What we don’t want is this short-term volatility to be reflected in household energy bills. And here, fixed-price contracts for the bulk of household consumption are a step in that direction.

Now, long-term contracts between generators and large buyers of electricity might help lowering prices if they lead to more investment in new generation capacity. So, in that sense, they could make a positive contribution.

Two-way CfDs are now becoming the norm whenever state support is involved. Does that mean the end of Germany’s feed-in tariff for renewables? And the end of the regulated price of historical nuclear power in France, the ARENH?

I don’t believe this would be a big thing in Germany. The country has a floating premium system, which is pretty similar to a CfD.

In France, the ARENH – which establishes a selling price for legacy nuclear output – is supposed to run out in 2025. And the CfDs could fulfil a similar function, so I don’t see this as a big issue either.

My sense is that politics will prevail anyway. Nobody in Brussels will be crazy enough to tell the French they cannot repair their nuclear power plants.

One open question with the CfDs is how the money potentially collected from energy suppliers will be used. The Commission said the surplus money will need to be “channelled back to all consumers equally according to their consumption” but they did not say more than that. What are the options for redistributing that money?

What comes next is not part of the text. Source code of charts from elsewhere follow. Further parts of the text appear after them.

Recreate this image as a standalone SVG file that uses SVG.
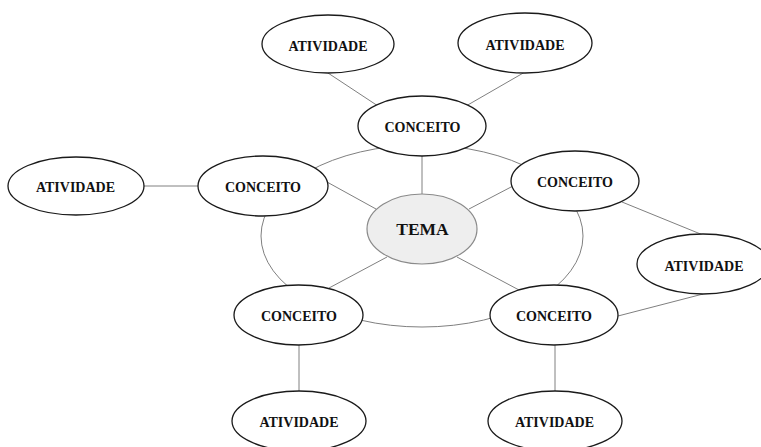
<svg xmlns="http://www.w3.org/2000/svg" width="761" height="447" viewBox="0 0 761 447">
<style>
.bg{fill:#ffffff}
.ring{fill:none;stroke:#808080;stroke-width:1}
.conn line{stroke:#808080;stroke-width:1}
.node ellipse{fill:#ffffff;stroke:#1a1a1a;stroke-width:1.3}
.tema ellipse{fill:#eeeeee;stroke:#8a8a8a;stroke-width:1.2}
text{font-family:"Liberation Serif","Times New Roman",serif;font-weight:bold;fill:#111;text-anchor:middle}
.lbl{font-size:14px}
.big{font-size:17.5px}
</style>
<rect class="bg" x="0" y="0" width="761" height="447"/>
<g id="connectors">
<ellipse class="ring" cx="422" cy="236" rx="161" ry="91"/>
<g class="conn">
<line x1="328" y1="73" x2="378" y2="106"/>
<line x1="525" y1="72" x2="466" y2="106"/>
<line x1="422" y1="155" x2="422" y2="194"/>
<line x1="143" y1="186" x2="199" y2="186"/>
<line x1="327" y1="182" x2="376" y2="209"/>
<line x1="469" y1="209" x2="513" y2="186"/>
<line x1="387" y1="257" x2="329" y2="288"/>
<line x1="457" y1="257" x2="519" y2="290"/>
<line x1="622" y1="202" x2="703" y2="235"/>
<line x1="703" y1="294" x2="618" y2="316"/>
<line x1="299" y1="344" x2="299" y2="392"/>
<line x1="555" y1="344" x2="555" y2="392"/>
</g>
</g>
<g id="atividade-top-left" class="node"><ellipse cx="328" cy="44" rx="66" ry="29"/><text class="lbl" x="328" y="50.5">ATIVIDADE</text></g>
<g id="atividade-top-right" class="node"><ellipse cx="525" cy="43" rx="67" ry="30"/><text class="lbl" x="525" y="49.5">ATIVIDADE</text></g>
<g id="conceito-top" class="node"><ellipse cx="422" cy="126" rx="64" ry="30"/><text class="lbl" x="422.5" y="131.5">CONCEITO</text></g>
<g id="atividade-left" class="node"><ellipse cx="76" cy="186" rx="68" ry="29"/><text class="lbl" x="75.5" y="191.5">ATIVIDADE</text></g>
<g id="conceito-left" class="node"><ellipse cx="263" cy="186" rx="65" ry="30"/><text class="lbl" x="263" y="191.5">CONCEITO</text></g>
<g id="tema" class="tema"><ellipse cx="422" cy="229" rx="55" ry="35"/><text class="big" x="422.5" y="234.5">TEMA</text></g>
<g id="conceito-right" class="node"><ellipse cx="575" cy="181" rx="64" ry="30"/><text class="lbl" x="575" y="186.5">CONCEITO</text></g>
<g id="atividade-right" class="node"><ellipse cx="703" cy="264" rx="66" ry="30"/><text class="lbl" x="704" y="270.5">ATIVIDADE</text></g>
<g id="conceito-bottom-left" class="node"><ellipse cx="298.5" cy="315" rx="64.5" ry="30"/><text class="lbl" x="299" y="321">CONCEITO</text></g>
<g id="conceito-bottom-right" class="node"><ellipse cx="554" cy="315" rx="64" ry="30"/><text class="lbl" x="554" y="321">CONCEITO</text></g>
<g id="atividade-bottom-left" class="node"><ellipse cx="299" cy="421" rx="67" ry="30"/><text class="lbl" x="299" y="426.5">ATIVIDADE</text></g>
<g id="atividade-bottom-right" class="node"><ellipse cx="555" cy="421" rx="67" ry="30"/><text class="lbl" x="554.5" y="426.5">ATIVIDADE</text></g>
</svg>
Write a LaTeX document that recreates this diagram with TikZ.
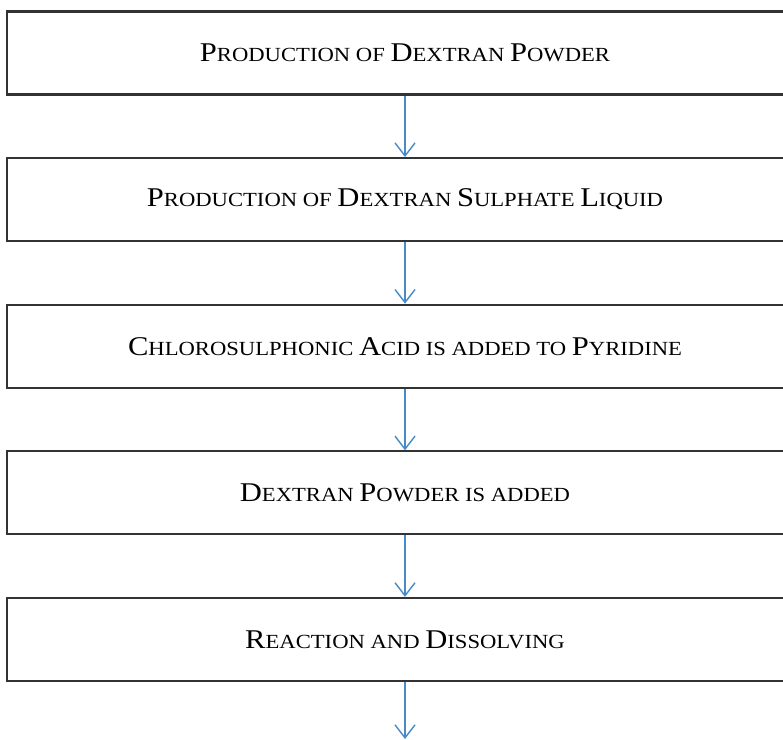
\documentclass[tikz,border=0pt]{standalone}
\usepackage{fontspec}
\setmainfont{Liberation Serif}[FakeStretch=1.13]
\usepackage{tikz}
\usetikzlibrary{positioning}
\usetikzlibrary{arrows.meta}
\definecolor{flowblue}{RGB}{70,138,200}
\newcommand{\bigc}[1]{{\fontsize{7.7pt}{9pt}\selectfont #1}}
\tikzset{stage/.style={draw=black!80, line width=0.6pt,
         minimum width=7.96cm, minimum height=0.83cm,
         inner sep=0pt, font=\fontsize{5.7pt}{7pt}\selectfont},
         flow/.style={draw=flowblue, line width=0.4pt,
         -{Straight Barb[length=1.3mm,width=2mm]}}}

\begin{document}
\begin{tikzpicture}[node distance=0.615cm]
\useasboundingbox (0,0) rectangle (7.83,-7.40);
\clip (0,0) rectangle (7.83,-7.40);

\node[stage] (b1) at (4.05,-0.53) {\bigc{P}RODUCTION OF \bigc{D}EXTRAN \bigc{P}OWDER};
\node[stage, below=of b1] (b2) {\bigc{P}RODUCTION OF \bigc{D}EXTRAN \bigc{S}ULPHATE \bigc{L}IQUID};
\node[stage, below=of b2] (b3) {\bigc{C}HLOROSULPHONIC \bigc{A}CID IS ADDED TO \bigc{P}YRIDINE};
\node[stage, below=of b3] (b4) {\bigc{D}EXTRAN \bigc{P}OWDER IS ADDED};
\node[stage, below=of b4] (b5) {\bigc{R}EACTION AND \bigc{D}ISSOLVING};
\coordinate[below=0.57cm of b5.south] (out);

\draw[flow] (b1) -- (b2);
\draw[flow] (b2) -- (b3);
\draw[flow] (b3) -- (b4);
\draw[flow] (b4) -- (b5);
\draw[flow] (b5) -- (out);

\end{tikzpicture}
\end{document}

My main concern about CfDs is not how to use the surplus money. My worry is that the CfDs that we sign now risk looking extremely expensive a few years down the road when renewables start cannibalising themselves by lowering electricity prices in the hours when they are producing. I wonder what people will say in 2030 about this.

Regarding the surplus money collected from CfDs, the big question is whether it should be targeted at specific consumer groups. Every member state has their has their own preferences – Germany for instance wants to introduce a special industrial power tariff, others might want to support vulnerable households, etc.

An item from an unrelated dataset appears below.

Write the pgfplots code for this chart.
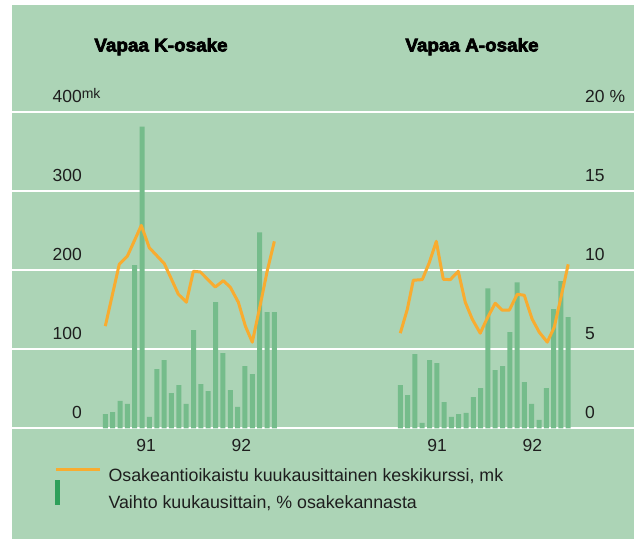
\documentclass[border=0pt]{standalone}
\usepackage{pgfplots}
\pgfplotsset{compat=1.18}
\usepackage{fontspec}
\setmainfont{Liberation Sans}
\newfontfamily\titlefont[FakeStretch=1.02,BoldFeatures={FakeBold=3.5}]{Liberation Sans}
\definecolor{bg}{HTML}{ACD4B6}
\definecolor{barg}{HTML}{75BC8B}
\definecolor{orng}{HTML}{F8AC30}
\definecolor{legg}{HTML}{2EA05A}
\definecolor{txt}{HTML}{1E1E1E}
\newcommand{\lbl}{\fontsize{17.5}{18}\selectfont}
\pgfplotsset{
  panel/.style={scale only axis, height=316pt, anchor=south west,
    xmin=0, xmax=25, axis line style={draw=none}, major tick length=0pt,
    ytick=\empty, clip=false,
    xticklabel style={anchor=base, inner sep=0pt, yshift=-22.7pt, font=\lbl, text=txt},
    /pgf/number format/assume math mode=true},
}
\begin{document}
\begin{tikzpicture}[x=1pt,y=1pt]
\useasboundingbox (0,0) rectangle (634,539);
\fill[white] (0,0) rectangle (634,539);
\fill[bg] (12,0) rectangle (634,534);

% background grid + left labels
\begin{axis}[at={(12pt,110.7pt)}, anchor=south west, scale only axis,
  width=622pt, height=316pt, xmin=0, xmax=1, ymin=0, ymax=400,
  xtick=\empty, ytick={0,100,200,300,400},
  yticklabels={0,100,200,300,{400\rlap{\raisebox{4.5pt}{\fontsize{14}{14}\selectfont mk}}}},
  ymajorgrids, grid style={white, line width=2pt},
  axis line style={draw=none}, major tick length=0pt,
  yticklabel style={anchor=base east, inner sep=0pt, xshift=70pt, yshift=9.5pt, font=\lbl, text=txt},
  /pgf/number format/assume math mode=true]
\end{axis}
% right labels
\begin{axis}[at={(12pt,110.7pt)}, anchor=south west, scale only axis,
  width=622pt, height=316pt, xmin=0, xmax=1, ymin=0, ymax=20,
  xtick=\empty, ytick={0,5,10,15,20}, yticklabels={0,5,10,15,20 \%},
  yticklabel pos=right,
  axis line style={draw=none}, major tick length=0pt,
  yticklabel style={anchor=base west, inner sep=0pt, xshift=-49pt, yshift=9.5pt, font=\lbl, text=txt},
  /pgf/number format/assume math mode=true]
\end{axis}

% left panel bars
\begin{axis}[panel, at={(97.95pt,110.7pt)}, width=183.75pt, ymin=0, ymax=20,
  xtick={6.54,19.5}, xticklabels={91,92}]
\addplot[ybar, bar width=5pt, fill=barg, draw=none] coordinates {
(1,0.9) (2,1.03) (3,1.73) (4,1.54) (5,10.32) (6,19.1) (7,0.72) (8,3.75)
(9,4.32) (10,2.23) (11,2.74) (12,1.54) (13,6.21) (14,2.8) (15,2.36) (16,7.98)
(17,4.76) (18,2.42) (19,1.35) (20,3.94) (21,3.43) (22,12.4) (23,7.35) (24,7.35)};
\end{axis}
% left panel line
\begin{axis}[panel, at={(97.95pt,110.7pt)}, width=183.75pt, ymin=0, ymax=400, hide axis]
\addplot[orng, line width=3pt, line join=round, no marks] coordinates {
(1,129.3) (2.9,207.6) (3.99,217.7) (5.9,256.8) (6.99,228.6) (9.03,208.4)
(10.94,169.7) (12.03,159.6) (12.98,198.7) (13.93,197.9) (15.97,178.9)
(17.06,186.9) (18.01,178.5) (19.1,159.6) (20.06,129.3) (21.0,109)
(22.1,157) (23.05,200) (24.0,236.6)};
\end{axis}

% right panel bars
\begin{axis}[panel, at={(393.0pt,110.7pt)}, width=182.5pt, ymin=0, ymax=20,
  xtick={6.03,19.1}, xticklabels={91,92}]
\addplot[ybar, bar width=5pt, fill=barg, draw=none] coordinates {
(1,2.74) (2,2.1) (3,4.69) (4,0.34) (5,4.32) (6,4.13) (7,1.66) (8,0.72)
(9,0.9) (10,0.97) (11,1.98) (12,2.55) (13,8.86) (14,3.68) (15,3.94) (16,6.08)
(17,9.24) (18,2.93) (19,1.54) (20,0.53) (21,2.55) (22,7.54) (23,9.31) (24,7.03)};
\end{axis}
% right panel line
\begin{axis}[panel, at={(393.0pt,110.7pt)}, width=182.5pt, ymin=0, ymax=400, hide axis]
\addplot[orng, line width=3pt, line join=round, no marks] coordinates {
(1,120.4) (1.96,150.7) (2.78,187.4) (4.01,188.2) (4.97,209.7) (5.93,236.6)
(6.89,188.6) (7.85,188.2) (8.94,198.7) (9.9,159.6) (10.86,138.1) (11.95,120.4)
(12.91,139.4) (14.0,158.3) (14.97,149.5) (15.92,149.5) (17.02,169.7) (17.98,168.4)
(19.07,138.1) (20.03,121.7) (21.13,109.1) (22.09,128) (23.04,167.2) (24.0,207.6)};
\end{axis}

% titles
\node[anchor=base, inner sep=0pt, text=black, font=\titlefont\bfseries\fontsize{18.5}{20}\selectfont] at (161,487.5) {Vapaa K-osake};
\node[anchor=base, inner sep=0pt, text=black, font=\titlefont\bfseries\fontsize{18.5}{20}\selectfont] at (472,487.5) {Vapaa A-osake};

% legend
\draw[orng, line width=3pt] (56,69.7) -- (100,69.7);
\fill[legg] (55,34) rectangle (60,59);
\node[anchor=base west, inner sep=0pt, text=txt, font=\fontsize{17.8}{20}\selectfont] at (108.3,57.3) {Osakeantioikaistu kuukausittainen keskikurssi, mk};
\node[anchor=base west, inner sep=0pt, text=txt, font=\fontsize{17.8}{20}\selectfont] at (108.3,31) {Vaihto kuukausittain, \% osakekannasta};
\end{tikzpicture}
\end{document}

My understanding of the Commission proposal is that the money will have to be redistributed back to consumers in proportion to their consumption. So if the price of electricity is €0.5 per kilowatt hour and the contract is €0.7/kWh, then €20 goes to everybody per megawatt hour.

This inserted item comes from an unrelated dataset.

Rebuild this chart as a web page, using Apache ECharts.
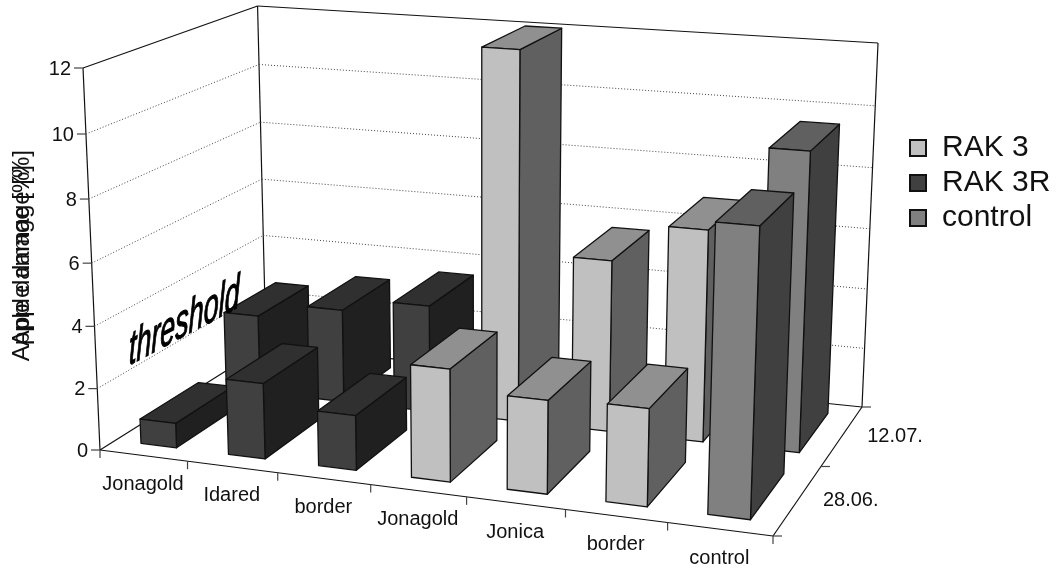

In a country like France, could a public company like EDF use this money to finance further investments into nuclear or renewables?

This is a question for lawyers, I believe.

What is the least known aspect of this reform that has been overlooked by commentators and deserves more attention?

When I spoke to industry, some were concerned about the creation of regional hubs for forward markets. The good element is that this encourages cross-border trading for example by allowing a French energy retailer to hedge its portfolio by buying transmission rights for solar power coming from Spain three years in advance.

And as electricity will become the main form of energy in Europe, a liquid asset representing “European electricity” might serve hedging needs at a more macro-economic level. But some in the industry seem not too happy with this Commission proposal, saying it is impeded by physical constraints.

Are these the regional trading hubs that the Commission always wanted to create and would this be a step towards a more Europeanised electricity system like the one you have called for?

The direction looks very good. But, as always, the devil is in the detail. Last year for instance, Uniper lost a lot of money because they hedged their German products with Nordic electricity that they weren’t able to bring over because of congestion. So, these topics need to be dealt with.

Do you believe there is a chance that this reform can be concluded before the winter of 2023-2024, as the Commission wants?

The proposal did not trigger a huge outcry from member states, which is a sign that things could be concluded rapidly.

Countries like France and Spain, which had initially called for a decoupling of gas prices from electricity spot prices did not complain. And Nordic countries are not unhappy either because the reform doesn’t go too far.

So, it seems the Commission managed to hit a political sweet spot by essentially allowing more nationalisation of electricity markets.